Она ответила утвердительно и добавила: «Мальте не портрет, скорее, автопортрет, написанный с тем, чтобы отделить себя от него». Рильке чувствовал, что сможет родиться заново, только когда умрет душа другого, кто бы ни был этот другой – Мальте с его нереализованным потенциалом или покойная сестра поэта.

В конце месяца в Лейпциге Рильке написал последние слова романа за столом, который его коллеги по издательству уже окрестили «столом Мальте Лауридса». «Книга закончена, она отделена от меня», – сказал он. Однако нельзя сказать, чтобы это очень обрадовало писателя. Вместо удовлетворения он испытывал чувство пустоты, от которого его могло избавить лишь путешествие.

Он поехал в Берлин, где ненадолго воссоединился с Вестхоф, которая возвращалась в Ворпсведе после трех месяцев, проведенных в деревушке у подножия Судетских гор, где лепила бюст жившего там писателя Герхардта Гауптмана, их общего друга. Затем, в апреле, он снова отправился в Италию, чтобы провести несколько дней в замке княгини. Но был разочарован, обнаружив себя не единственным ее гостем. У нее гостили сын и австрийский писатель Рудольф Касснер, чью интеллектуальную мощь Рильке находил подавляющей. В разговоре с ним не окончивший университетского курса поэт чувствовал себя студентом, проваливающим труднейший экзамен, к которому не готов. И хотя позднее они с Касснером станут добрыми друзьями, в тот раз Рильке поспешил покинуть его общество, а вместе с ним и Дуино. Но обещал себе вернуться, когда обстановка в замке будет больше располагать к работе.

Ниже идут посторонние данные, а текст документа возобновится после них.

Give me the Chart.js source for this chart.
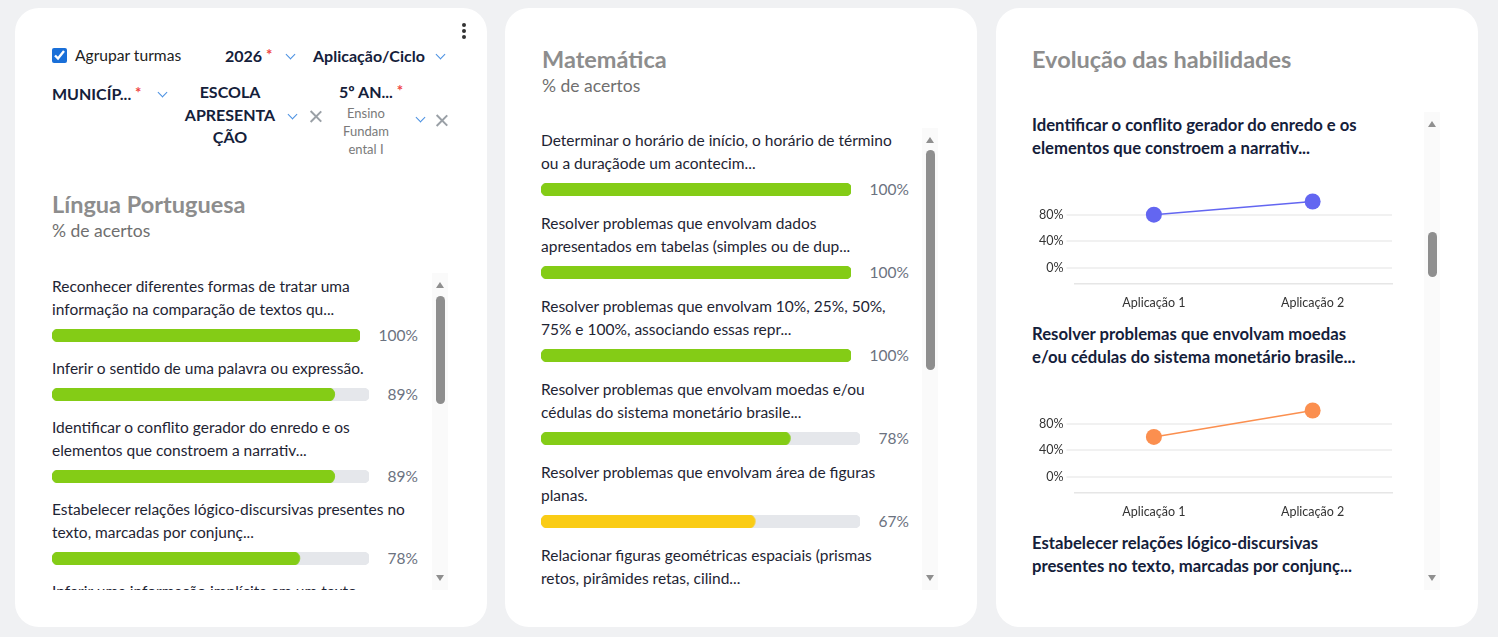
<!DOCTYPE html>
<html lang="pt-BR">
<head>
<meta charset="utf-8">
<title>Painel de habilidades</title>
<script src="https://cdn.jsdelivr.net/npm/chart.js@4.4.1/dist/chart.umd.min.js"></script>
<style>
  html, body { margin: 0; padding: 0; }
  body {
    width: 1498px; height: 637px; background: #f0f1f3; position: relative; overflow: hidden;
    font-family: 'Lato', 'Noto Sans', sans-serif; color: #1e2433;
  }
  .card { position: absolute; top: 8px; height: 619px; background: #fff; border-radius: 24px; }
  .abs { position: absolute; white-space: nowrap; }
  .bold { font-weight: 700; color: #14203a; font-size: 16px; }
  .req { color: #ef4444; font-size: 15px; position: relative; top: -2px; }
  .chev { position: absolute; width: 6px; height: 6px; border-right: 1.6px solid #4a90e2; border-bottom: 1.6px solid #4a90e2; transform: rotate(45deg); }
  .x { position: absolute; width: 13px; height: 13px; }
  .x:before, .x:after { content: ''; position: absolute; left: 6px; top: -1px; width: 1.5px; height: 15px; background: #9aa0a6; }
  .x:before { transform: rotate(45deg); }
  .x:after { transform: rotate(-45deg); }
  .title { position: absolute; font-size: 23.5px; font-weight: 700; color: #8d8d8d; line-height: 26px; white-space: nowrap; }
  .sub { position: absolute; font-size: 17.5px; color: #6f6f6f; line-height: 20px; }
  .list { position: absolute; overflow: hidden; }
  .skill { font-size: 15.5px; line-height: 23px; color: #1e2433; white-space: nowrap; }
  .row { display: flex; align-items: center; height: 20px; margin-top: 4px; margin-bottom: 12px; gap: 19px; }
  #matList .row { margin-bottom: 13px; }
  .barbox { flex: 1; height: 13px; position: relative; }
  .pct { font-size: 15.5px; color: #6b7280; }
  .track { position: absolute; width: 16px; background: #fafafa; }
  .up { position: absolute; left: 4px; width: 0; height: 0; border-left: 4px solid transparent; border-right: 4px solid transparent; border-bottom: 6px solid #8f8f8f; }
  .down { position: absolute; left: 4px; width: 0; height: 0; border-left: 4px solid transparent; border-right: 4px solid transparent; border-top: 6px solid #8f8f8f; }
  .thumb { position: absolute; left: 4px; width: 9px; background: #8e8e8e; border-radius: 5px; }
  .evoTitle { font-size: 16.7px; font-weight: 700; line-height: 23px; color: #14203a; white-space: nowrap; }
  .evoChart { position: relative; width: 368px; height: 154px; margin-bottom: 9px; }
  .dot { position: absolute; left: 462px; width: 4px; height: 4px; border-radius: 2px; background: #333; }
</style>
</head>
<body>

<!-- filtros -->
<div class="card" style="left:15px; width:472px;"></div>
<div class="dot" style="top:23px;"></div>
<div class="dot" style="top:29px;"></div>
<div class="dot" style="top:35px;"></div>

<input type="checkbox" checked style="position:absolute; left:52px; top:48px; width:15px; height:15px; margin:0; accent-color:#1a6fd8;">
<div class="abs" style="left:75px; top:45px; font-size:15.6px; line-height:20px; color:#222;">Agrupar turmas</div>

<div class="abs bold" style="left:225px; top:46px; line-height:20px;">2026 <span class="req">*</span></div>
<div class="chev" style="left:287px; top:51px;"></div>
<div class="abs bold" style="left:313px; top:46px; line-height:20px;">Aplicação/Ciclo</div>
<div class="chev" style="left:437px; top:51px;"></div>

<div class="abs bold" style="left:52px; top:84px; line-height:20px;">MUNICÍP... <span class="req">*</span></div>
<div class="chev" style="left:159px; top:89px;"></div>
<div class="abs bold" style="left:176px; top:81px; width:108px; text-align:center; line-height:22.5px; white-space:normal;">ESCOLA<br>APRESENTA<br>ÇÃO</div>
<div class="chev" style="left:289px; top:111px;"></div>
<div class="x" style="left:309px; top:110px;"></div>
<div class="abs bold" style="left:339px; top:82px; line-height:20px;">5º AN... <span class="req">*</span></div>
<div class="abs" style="left:334px; top:104px; width:64px; text-align:center; font-size:13px; line-height:18px; color:#7a7a7a; white-space:normal;">Ensino<br>Fundam<br>ental I</div>
<div class="chev" style="left:417px; top:114px;"></div>
<div class="x" style="left:435px; top:114px;"></div>

<div class="title" style="left:52px; top:191px;">Língua Portuguesa</div>
<div class="sub" style="left:52px; top:221px;">% de acertos</div>
<div class="list" id="lpList" style="left:52px; top:275px; width:366px; height:315px;"></div>
<div class="track" style="left:432px; top:273px; height:317px;">
  <div class="up" style="top:9px;"></div>
  <div class="thumb" style="top:23px; height:108px;"></div>
  <div class="down" style="top:302px;"></div>
</div>

<!-- matematica -->
<div class="card" style="left:505px; width:472px;"></div>
<div class="title" style="left:542px; top:46px;">Matemática</div>
<div class="sub" style="left:542px; top:76px;">% de acertos</div>
<div class="list" id="matList" style="left:541px; top:129px; width:368px; height:461px;"></div>
<div class="track" style="left:922px; top:128px; height:462px;">
  <div class="up" style="top:9px;"></div>
  <div class="thumb" style="top:22px; height:220px;"></div>
  <div class="down" style="top:447px;"></div>
</div>

<!-- evolucao -->
<div class="card" style="left:996px; width:482px;"></div>
<div class="title" style="left:1032px; top:46px;">Evolução das habilidades</div>
<div class="list" id="evoList" style="left:1032px; top:114px; width:372px; height:476px;"></div>
<div class="track" style="left:1424px; top:112px; height:478px;">
  <div class="up" style="top:9px;"></div>
  <div class="thumb" style="top:120px; height:45px;"></div>
  <div class="down" style="top:463px;"></div>
</div>

<script>
// Língua Portuguesa - % de acertos
const lpSkills = [
  ['Reconhecer diferentes formas de tratar uma', 'informação na comparação de textos qu...'],
  ['Inferir o sentido de uma palavra ou expressão.'],
  ['Identificar o conflito gerador do enredo e os', 'elementos que constroem a narrativ...'],
  ['Estabelecer relações lógico-discursivas presentes no', 'texto, marcadas por conjunç...'],
  ['Inferir uma informação implícita em um texto.']
];
const lpValues = [100, 89, 89, 78, null];

// Matemática - % de acertos
const matSkills = [
  ['Determinar o horário de início, o horário de término', 'ou a duraçãode um acontecim...'],
  ['Resolver problemas que envolvam dados', 'apresentados em tabelas (simples ou de dup...'],
  ['Resolver problemas que envolvam 10%, 25%, 50%,', '75% e 100%, associando essas repr...'],
  ['Resolver problemas que envolvam moedas e/ou', 'cédulas do sistema monetário brasile...'],
  ['Resolver problemas que envolvam área de figuras', 'planas.'],
  ['Relacionar figuras geométricas espaciais (prismas', 'retos, pirâmides retas, cilind...']
];
const matValues = [100, 100, 100, 78, 67, null];

// Evolução das habilidades
const evoSkills = [
  ['Identificar o conflito gerador do enredo e os', 'elementos que constroem a narrativ...'],
  ['Resolver problemas que envolvam moedas', 'e/ou cédulas do sistema monetário brasile...'],
  ['Estabelecer relações lógico-discursivas', 'presentes no texto, marcadas por conjunç...']
];
const evoLabels = ['Aplicação 1', 'Aplicação 2'];
const evoSeries = [[80, 100], [60, 100]];
const evoColors = ['#6366f1', '#fb8f4f'];
const yTicks = [0, 40, 80];

function barColor(v) {
  return v >= 70 ? '#84cc16' : '#facc15';
}

function fillList(el, skills, values) {
  skills.forEach((lines, i) => {
    const txt = document.createElement('div');
    txt.className = 'skill';
    txt.innerHTML = lines.join('<br>');
    el.appendChild(txt);
    const v = values[i];
    if (v == null) return;
    const row = document.createElement('div');
    row.className = 'row';
    const box = document.createElement('div');
    box.className = 'barbox';
    const cv = document.createElement('canvas');
    box.appendChild(cv);
    const pct = document.createElement('div');
    pct.className = 'pct';
    pct.textContent = v + '%';
    row.appendChild(box);
    row.appendChild(pct);
    el.appendChild(row);

    new Chart(cv, {
      type: 'bar',
      data: {
        labels: [''],
        datasets: [
          { data: [v], backgroundColor: barColor(v) },
          { data: [100], backgroundColor: '#e5e7eb' }
        ]
      },
      options: {
        indexAxis: 'y',
        responsive: true,
        maintainAspectRatio: false,
        animation: false,
        datasets: {
          bar: { grouped: false, barPercentage: 1, categoryPercentage: 1, borderRadius: 7, borderSkipped: false }
        },
        plugins: { legend: { display: false }, tooltip: { enabled: false } },
        scales: {
          x: { display: false, min: 0, max: 100 },
          y: { display: false }
        }
      }
    });
  });
}

fillList(document.getElementById('lpList'), lpSkills, lpValues);
fillList(document.getElementById('matList'), matSkills, matValues);

const evoList = document.getElementById('evoList');
evoSkills.forEach((lines, i) => {
  const t = document.createElement('div');
  t.className = 'evoTitle';
  t.innerHTML = lines.join('<br>');
  evoList.appendChild(t);
  if (!evoSeries[i]) return;
  const wrap = document.createElement('div');
  wrap.className = 'evoChart';
  const cv = document.createElement('canvas');
  wrap.appendChild(cv);
  evoList.appendChild(wrap);

  new Chart(cv, {
    type: 'line',
    data: {
      labels: evoLabels,
      datasets: [{
        data: evoSeries[i],
        borderColor: evoColors[i],
        backgroundColor: evoColors[i],
        borderWidth: 1.5,
        pointRadius: 8,
        pointHoverRadius: 8,
        pointBorderWidth: 0
      }]
    },
    options: {
      responsive: true,
      maintainAspectRatio: false,
      animation: false,
      clip: false,
      layout: { padding: { top: 25, bottom: 1, left: 4, right: 4 } },
      plugins: { legend: { display: false }, tooltip: { enabled: false } },
      scales: {
        x: {
          offset: true,
          grid: { display: false },
          border: { display: true, color: '#e6e6e6', width: 1.5 },
          ticks: { padding: 3, color: '#333', font: { family: 'Lato', size: 12.5 } }
        },
        y: {
          min: -25,
          max: 125,
          afterBuildTicks: axis => { axis.ticks = yTicks.map(v => ({ value: v })); },
          border: { display: false },
          grid: { color: '#f1f1f1', lineWidth: 2, tickLength: 8 },
          ticks: { padding: 3, color: '#333', font: { family: 'Lato', size: 12.5 }, callback: v => v + '%' }
        }
      }
    }
  });
});
</script>
</body>
</html>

Тем временем пришла новость: продажа «Отеля Бирон» приостановлена, правительство обдумывает предложение Родена о создании в особняке его музея. Прошлогодний исход квартирантов освободил квартирку на третьем этаже, довольно далеко от комнат Родена. Она состояла из спальни, кухоньки и кабинета, от других обитаемых комнат ее отделял длинный коридор. В кабинете было окно высотой от пола до потолка, которое выходило в сад, прямо на большую липу. Рильке решил, что, раз уж от людей все равно не избавишься, то лучше терпеть их общество там, где ему хорошо работалось. Он нанял квартирку и в мае 1910 года вернулся в Париж, привезя с собой даже кое-что из мебели и книг, чтобы устроиться, как дома.

С возвращением в Париж для Рильке завершилось многое из того, что было привычным для него прежде. Уже не молодое гибкое деревцо в тени могучего Родена, он шагнул в солнечный свет той парижской весны независимым, как никогда.

Он научился справляться со своим страхом перед толпой и вмешательством других жизней в его жизнь. С тех самых пор, когда ему стало доступно искусство «внутреннего зрения», он учился не только видеть предметы изнутри и проникать мыслью во внутренний мир животных, но и выворачивать ту же стратегию наизнанку, чтобы защитить себя от посягательств извне. Раньше перед каждым визитом в Лувр он должен был собирать себя в кулак, чтобы вытерпеть наплыв тел и лиц, когда живые люди порой становились для него неотличимыми от изображенных на холстах. Но теперь он научился брать паузу, во время которой подчинял себе свои чувства, и, закрывая глаза, представлял свое тело крепостью, а его внешнюю поверхность – стенами, надежно укрепленными от любых врагов.